Introduction
The offering price is the per-share value at which securities are made available to investors during an Initial Public Offering (IPO). This price is determined by investment banks and underwriters in coordination with the issuing company. It reflects market demand, company valuation, and underwriting fees, ensuring that both the issuer and investors find a fair entry point.
In India, IPOs are a crucial method for companies to raise capital, and the offering price plays a significant role in determining investor interest and post-listing stock performance. This article explores the concept of the offering price, how it is determined, its impact on investors, and key considerations in the Indian IPO market.
What Is an Offering Price?
The offering price is the initial price set for a company's stock when it goes public. It is:
- Determined by the issuer and investment banks based on company valuation, market conditions, and investor demand.
- Announced in the IPO prospectus before the stock is made available for purchase.
- Inclusive of underwriter and issuer fees, meaning the price is structured to cover listing expenses while attracting investors.
- For example, if a company launches an IPO with an offering price of ₹500 per share, investors subscribing to the IPO will purchase the shares at this rate before they are traded in the stock market.
How Is the Offering Price Determined?
Investment banks and underwriters use different valuation methods to determine the offering price. These include:
1. Fixed Price Method
- The company and underwriters set a pre-determined price for the IPO.

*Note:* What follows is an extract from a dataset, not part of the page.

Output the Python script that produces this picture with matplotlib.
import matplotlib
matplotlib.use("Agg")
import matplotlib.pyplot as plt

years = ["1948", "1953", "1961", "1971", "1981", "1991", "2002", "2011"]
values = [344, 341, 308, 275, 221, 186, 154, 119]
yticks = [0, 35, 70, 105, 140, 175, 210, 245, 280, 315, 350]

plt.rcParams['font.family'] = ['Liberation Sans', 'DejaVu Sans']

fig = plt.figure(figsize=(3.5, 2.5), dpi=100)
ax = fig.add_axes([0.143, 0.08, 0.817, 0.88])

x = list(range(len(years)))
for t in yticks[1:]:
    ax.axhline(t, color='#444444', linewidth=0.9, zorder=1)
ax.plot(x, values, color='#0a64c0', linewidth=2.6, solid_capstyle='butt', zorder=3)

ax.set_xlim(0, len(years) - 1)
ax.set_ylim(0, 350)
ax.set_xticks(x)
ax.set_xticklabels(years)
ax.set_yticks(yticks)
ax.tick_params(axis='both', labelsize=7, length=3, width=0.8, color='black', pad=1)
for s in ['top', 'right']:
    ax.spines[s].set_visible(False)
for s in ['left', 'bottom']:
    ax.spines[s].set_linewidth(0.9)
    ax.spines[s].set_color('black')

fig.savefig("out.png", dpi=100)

- Investors subscribe at this price, and allocation is done based on demand.
- Example: A company offers shares at ₹200 per share, and all investors must buy at this price.
2. Book Building Method
- A price range (floor price and cap price) is provided instead of a fixed price.
- Investors bid within this range, and the final price is determined based on demand.
- Example: An IPO has a price band of ₹300 to ₹350 per share. If investor demand is high at the upper range, the stock is issued at ₹350.
3. Market-Based Pricing
- The price is influenced by investor demand, market trends, and peer company valuations.
- The final offering price is set after receiving bids from institutional and retail investors.
Impact of Offering Price on Investors
1. Retail Investors
- A lower offering price makes IPOs accessible to small investors.
- High demand IPOs often give listing gains when the market price rises post-listing.
2. Institutional Investors and Mutual Funds
- Large institutions often get pre-allotments at the offering price before the stock is publicly listed.
- They influence IPO pricing based on their subscription volume.
3. Company and Promoters
- A higher offering price raises more capital, benefiting the company.
- However, overpricing can lead to poor post-listing performance if investor demand is weak.
Advantages of a Well-Priced IPO
- Attracts more investors, ensuring full subscription.
- Optimizes fundraising for the company, without overvaluing or undervaluing shares.
- Ensures good post-listing performance, maintaining long-term investor confidence.
Recent Trends in Indian IPO Offering Prices
- The Indian IPO market has witnessed strong participation from retail and institutional investors in recent years.
- Highly Subscribed IPOs: Companies with strong fundamentals and attractive pricing often see high demand, leading to higher listing gains.
- Market Sentiment Impact: IPO pricing depends on economic stability, FII participation, and sectoral trends.
- SEBI Regulations: Stricter norms ensure transparent IPO pricing and investor protection.
For example, the LIC IPO in 2022 was launched at an offering price of ₹949 per share but saw a lower-than-expected listing due to market conditions. In contrast, Zomato’s IPO in 2021 was oversubscribed, leading to strong listing gains.
Key Considerations for Investors Before Investing in an IPO
- Analyze the Offer Document – Review the red herring prospectus (RHP) to understand company fundamentals.
- Compare With Industry Peers – Assess if the offering price is reasonable compared to competitors.
- Check Subscription Data – Strong demand from institutional investors indicates confidence in the offering price.
- Evaluate Market Conditions – If markets are volatile, consider the risk of listing losses.
- Understand Lock-In Periods – Institutional investors may have mandatory lock-in periods, impacting post-listing prices.
Conclusion
The offering price in an IPO plays a crucial role in determining investor participation, company fundraising success, and post-listing stock performance. A well-calculated offering price ensures fair value for both issuers and investors, while mispricing can lead to listing losses or missed fundraising opportunities.
Before investing in an IPO, investors should carefully analyze the company’s financials, market conditions, and demand trends to make informed decisions. As India’s capital markets continue to evolve, understanding offering price dynamics will help investors navigate the IPO landscape more effectively.